Since locations are as iconic in fairy-tales as their stock characters, the woods also feature meaningfully toward the end of Curse. While her garden is a safe enchanting haven and the Fallon House is the type of property all good children are told not to play near, the woods harbour all manner of traditional fears. The aforementioned Horseman pursues Amy as we saw while her parents and the police track her down with bloodhounds.
There is just enough time though for her to experience another trauma when she makes for the Fallon house and unknowingly causes Julia to have what may be a fatal seizure in the excitement. Upon seeing Amy at hand, wicked witch Barbara spits “Even my mother’s last moments you’ve stolen from me” but just before an even worse chastisement awaits Amy than at home, she invokes the help of her friend one last time. This is one of two ambiguities delivered in the film’s climax. We see Irena merge with Barbara’s form in a manner that inexplicably pacifies Barbara’s wrath, and there is no happy ending for her unresolved pain that now will never gain closure. Perhaps Lewton was making the point (during the personal final rewrite he did on each script) that the ever-present black cloud that dogged his life could plague the resolution of others.

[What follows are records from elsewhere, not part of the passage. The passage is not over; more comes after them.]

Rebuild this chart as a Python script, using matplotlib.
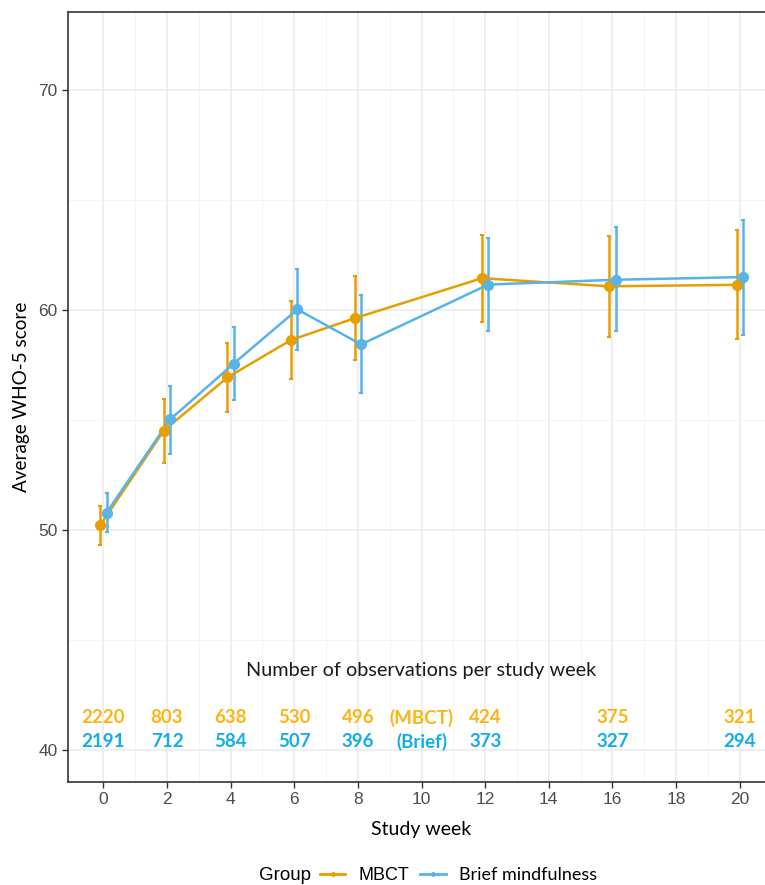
import matplotlib.pyplot as plt
import numpy as np
from matplotlib.lines import Line2D

plt.rcParams['font.family'] = ['Liberation Sans', 'DejaVu Sans']

# data
weeks = [0, 2, 4, 6, 8, 12, 16, 20]

mbct_mean = [50.21, 54.52, 56.94, 58.64, 59.63, 61.45, 61.08, 61.15]
mbct_hi = [51.08, 55.98, 58.50, 60.40, 61.54, 63.41, 63.38, 63.64]
mbct_lo = [49.34, 53.07, 55.37, 56.88, 57.75, 59.48, 58.78, 58.67]

brief_mean = [50.79, 55.03, 57.57, 60.03, 58.44, 61.16, 61.38, 61.50]
brief_hi = [51.68, 56.56, 59.25, 61.85, 60.67, 63.30, 63.76, 64.10]
brief_lo = [49.91, 53.47, 55.90, 58.18, 56.21, 59.05, 59.04, 58.87]

n_weeks = [0, 2, 4, 6, 8, 10, 12, 16, 20]
n_mbct = ["2220", "803", "638", "530", "496", "(MBCT)", "424", "375", "321"]
n_brief = ["2191", "712", "584", "507", "396", "(Brief)", "373", "327", "294"]

c_mbct = "#E69F00"
c_brief = "#56B4E9"
c_txt_mbct = "#FDB515"
c_txt_brief = "#12AEEA"

fig = plt.figure(figsize=(7.65, 8.85), dpi=100)
ax = fig.add_axes([68/765, 103/885, 707/765, 770/885])

ax.set_xlim(-1.11, 21.11)
ax.set_ylim(38.55, 73.55)

ax.set_xticks(np.arange(0, 21, 2))
ax.set_xticks(np.arange(1, 21, 2), minor=True)
ax.set_yticks([40, 50, 60, 70])
ax.set_yticks([45, 55, 65], minor=True)
ax.grid(True, which="major", color="#EBEBEB", lw=1.1)
ax.grid(True, which="minor", color="#F2F2F2", lw=0.6)
ax.set_axisbelow(True)

for s in ax.spines.values():
    s.set_color("#333333")
    s.set_linewidth(1.2)

ax.tick_params(which="major", length=4, width=1, color="#333333",
               labelsize=12.5, labelcolor="#4D4D4D")
ax.tick_params(which="minor", length=0)

dodge = 0.1
wk = np.array(weeks, dtype=float)

def draw(x, m, lo, hi, col):
    m = np.array(m); lo = np.array(lo); hi = np.array(hi)
    ax.errorbar(x, m, yerr=[m - lo, hi - m], fmt="none", ecolor=col,
                elinewidth=1.8, capsize=1.5, capthick=1.5, zorder=3)
    ax.plot(x, m, color=col, lw=1.8, zorder=4)
    ax.plot(x, m, "o", color=col, ms=7, zorder=5)

draw(wk - dodge, mbct_mean, mbct_lo, mbct_hi, c_mbct)
draw(wk + dodge, brief_mean, brief_lo, brief_hi, c_brief)

# counts
ax.text(10, 43.64, "Number of observations per study week", ha="center",
        va="center", fontsize=14.3, family="Lato", color="#1a1a1a")
for x, a, b in zip(n_weeks, n_mbct, n_brief):
    ax.text(x, 41.47, a, ha="center", va="center", fontsize=13.5,
            family="Lato", weight="bold", color=c_txt_mbct)
    ax.text(x, 40.39, b, ha="center", va="center", fontsize=13.5,
            family="Lato", weight="bold", color=c_txt_brief)

ax.set_ylabel("Average WHO-5 score", fontsize=13.6, family="Lato",
              labelpad=6)
ax.set_xlabel("Study week", fontsize=14, family="Lato", labelpad=10)

# legend
fig.text(311/765, 1 - 876/885, "Group", fontsize=13.5, family="Liberation Sans",
         va="center", ha="right")
handles = [Line2D([], [], color=c_mbct, lw=2, marker="o", ms=2.5),
           Line2D([], [], color=c_brief, lw=2, marker="o", ms=2.5)]
leg = fig.legend(handles, ["MBCT", "Brief mindfulness"], ncol=2,
                 loc="center left", bbox_to_anchor=(320/765, 1 - 876/885),
                 frameon=False, handlelength=1.4, columnspacing=0.6,
                 handletextpad=0.75, borderaxespad=0, borderpad=0,
                 prop={"family": "Lato", "size": 13})
leg.get_texts()[0].set_fontfamily("Liberation Sans")

fig.savefig("out.png", dpi=100)
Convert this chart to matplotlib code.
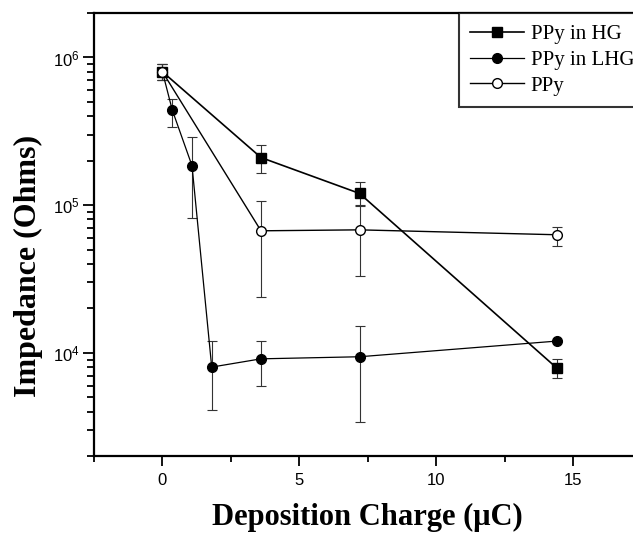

A rather more optimistic ambiguity ends the movie when the family are reunited. When Amy confirms that she can still see Irena, he replies: “I see her too darling”. Has his remorse-cum-relief at Amy’s safety opened his heart to the very imaginative possibilities he felt forced to beat her for? He is not looking in Irena’s direction so we cannot be sure he isn’t simply indulging his daughter lovingly. Either way, the hint of lingering magic is a fitting end to the pleasures of Curse of the Cat People.